Using the S2 (5 out of 5)
Another time I wanted to set up a camera on a boom arm and shoot down on a model giving a birdseye view of her. While I could set the camera up with a remote trigger, getting it positioned precisely would have been a problem. Fortunately, this time I had an accessory that was perfect for such a situation, the Zigview S2 Digital Angle Viewfinder. This is a versatile option that can be configured as a sports finder on the back of your camera or rigged via a cable so that the viewfinder and the camera can be separated by a difference of a few feet (or much more with an optional extension cable). You can trigger the camera from the LCD screen and set it for a number of different options including serving as an intervalometer or motion sensor/trigger. You can zoom in and out on the screen and flip the orientation as you see fit. Resolution is a bit disappointing, but it does get the job done. The S2 also offers the ability to flip the image view or employ a variety of screen patterns or grids to help with composition. The device has a built-in rechargeable battery and comes with an assortment of adapters to fit it to particular camera eyepieces. There is such a wide variety of eyepieces in use on the market, that if you’re going to buy one of these, you have to make sure you choose the right version for your camera line. Once you get it set up (which isn’t particularly hard) the S2 is pretty easy to use.

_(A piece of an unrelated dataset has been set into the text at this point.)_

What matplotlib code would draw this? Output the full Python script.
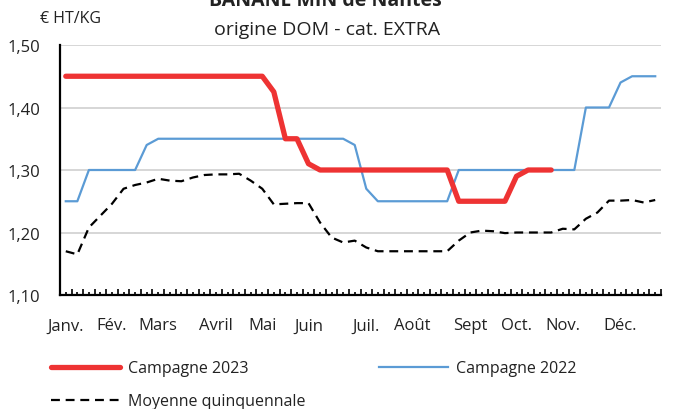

Price to value (2 out of 5)
At $400, the Zigview S2 is an expensive option. It’s decently made and comes with the basic accessories necessary for its use, but this is not an option for everyone. For certain specialized uses it does the job very well and for those needs it’s a good investment. It’s high price though will put it out of reach for most photographers. Actually, its price is the main reason for the thumbs down rating. I just can’t see how most of the people who read these reviews can find any justification for this device. If you do have a pressing need for this capability, then it is worth considering as there are few other options out there. I should also note, that back in the days before autofocus, top of the line cameras such as the Canon F1 were capable of taking a sports finder accessory that cost about as much as the S2 (without adjusting for inflation).